Big Finish’s 2017 Main Range brought us a pretty consistent run of good stories. With only a couple releases that left a bad taste in our mouths, the 2017 Main Range was far superior to the 2016 run of stories. With 2017 over (admittedly a little while ago now), it’s well past time to look at Big Finish’s first Monthly Range release of the year, Kingdom of Lies.

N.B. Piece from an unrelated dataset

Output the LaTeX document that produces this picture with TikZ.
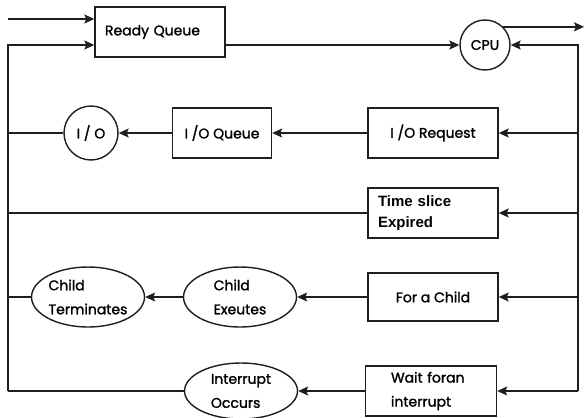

Kingdom of Lies deals with the very serious topic of a couple splitting up and fighting in a mentally abusive way and attempts to be funny at the same time. After the pit of darker, early Big Finish style storytelling that was last year’s Sixth Doctor trilogy, starting the 2018 line of stories with a light-hearted tale was a smart move as it offers a bit of a breather from the morbid side of things. However, making a story about an acrimonious split humorous doesn’t seem like it should work. By some sort of miracle, writers, Robert Khan and Tom Salinsky actually manage to pull it off – and it ends up working extremely well.

The narrative really relies on the characters being enjoyable, but in a sort of Blackadder-ish way, in the sense that the supporting characters are all terrible people but are so hilarious that you end up loving them anyway. Two characters who shine brighter than the others are probably the parents of Duchess Miranda (Charlotte Lucas), Lord Crozion (Tim Bentinck) and Lady Crozion (Richenda Carey). Their dysfunctional relationship deftly mirrors what Miranda’s abusive relationship with Sebastian, the Duke, (Jonathan Firth) would be in about 30 years’ time. This offers one of the funniest and most interesting dynamics between a supporting cast of characters in Doctor Who, the likes of which hasn’t been seen in a very long time.

The villain, however, is a bit weak as they don’t even show up until more than halfway through the audio, but you’re so into the characters that the story has already established that it doesn’t even really matter.

The acting from the supporting cast is brilliant. Everybody sells their roles except for the main cast. The way Peter Davison, Sarah Sutton, Janet Fielding, and Matthew Waterhouse portray their respective characters this time around is strangely weak, which is odd considering it’s such a lively script. Throughout the story, while everybody else seems to be loving every minute of what they’re doing, these four sound bored, almost as if they didn’t want to be at the studio that day. Peter Davison does have some pretty great scenes during the second half of the serial, but beyond those tiny moments, he doesn’t really seem like he’s enjoying himself and the same applies for the other three.

Kingdom of Lies is a strong, fun start to the 2018 Monthly Range, despite its flaws, and, as a whole, is an enjoyable two hours of listening. The story manages to be funny in contrast to its pretty sick undertones and the characters are, for the most part, easy to love and care about. While perhaps this isn’t an essential listen, if you’re looking for a bit of life on a boring (potentially Bank Holiday) weekend, this could possibly be one of the perfect stories for you.

Kingdom of Lies is out now from Big Finish, priced £14.99 on CD or £12.99 as a download.